For the first time since his inauguration (and the various protests that followed), President Donald Trump returned home to Trump Tower in New York City on Monday. Flanked by protesters, the president's welcome was less-than-warm with more than a thousand people reportedly outside the building in midtown Manhattan when Trump arrived around 9 p.m. EST that night. As The Guardian reported, the president was met with boos and chanting of "shame" from the crowds along with an inflatable rat designed in his likeness.

As the New York Daily News reported, the crowds gathered to protest the violence in Charlottesville, Virginia from over the weekend — along with the president's failure to immediately condemn white supremacists who were allegedly responsible for Saturday's violence that left dozens injured and at least one person dead.

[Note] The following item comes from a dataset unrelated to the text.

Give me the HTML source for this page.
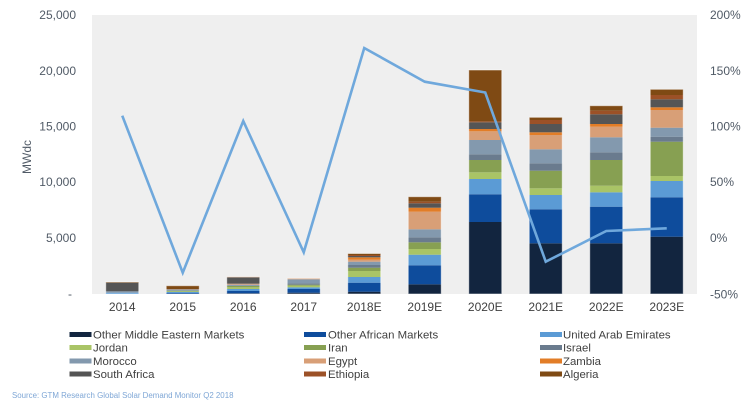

Several of the Trump Tower protesters used signs and chants to take aim at Trump's comments from earlier in the weekend that condemned the incidents as an “egregious display of hatred, bigotry and violence on many sides" but failed to acknowledge the roles of racism and white supremacy. On Monday, however, he did acknowledge both white supremacists and neo-Nazis.

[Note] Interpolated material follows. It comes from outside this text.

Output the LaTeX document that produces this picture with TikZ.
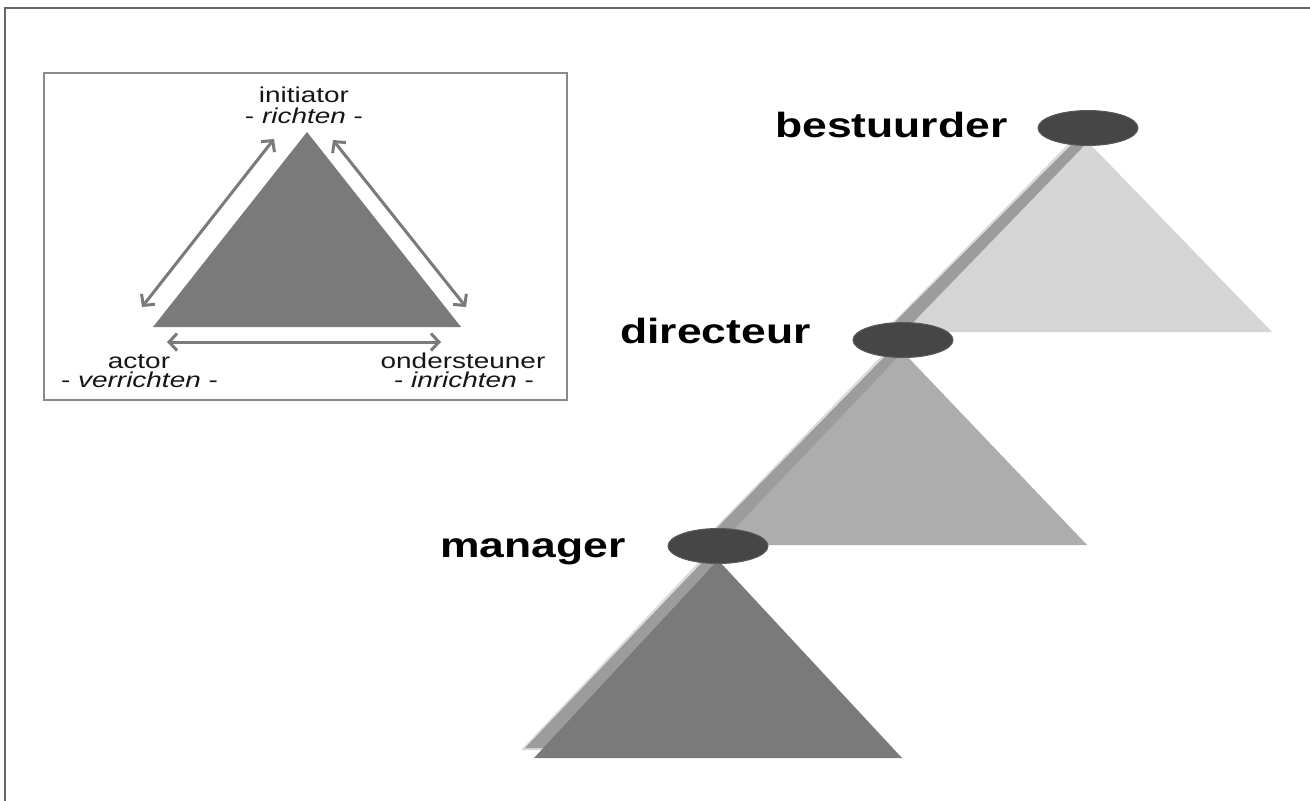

The New York Daily News also reported that there was a smaller group— around 16 people — there in support of Trump, supposedly shouting "Make America white again" at the demonstrators.

Trump had just had another go at giving a statement to respond to the incidents earlier on Monday. In it, he stated that the Department of Justice opened a civil rights investigation into the car attack and finally addressed the "racist violence."

He said in a televised statement:

To anyone who acted criminally in this weekend's racist violence, you will be held fully accountable. Justice will be delivered. As I said on Saturday, we condemn in the strongest possible terms this egregious display of hatred, bigotry, and violence. It has no place in America. And as I have said many times before, no matter the color of our skin, we all live under the same laws. We all salute the same great flag, and we are all made by the same almighty god.

He went on to make even more explicit comments that named several known hate-groups involved in the violence, stating:

Racism is evil, and those who cause violence in its name are criminals and thugs, including the KKK, neo-nazis, white supremacists, and other hate groups that are repugnant to everything we hold dear as Americans.

Though his welcome back to NYC wasn't necessarily a warm one, Trump will reportedly spend two nights at his apartment in Trump Tower during his so-called "working vacation."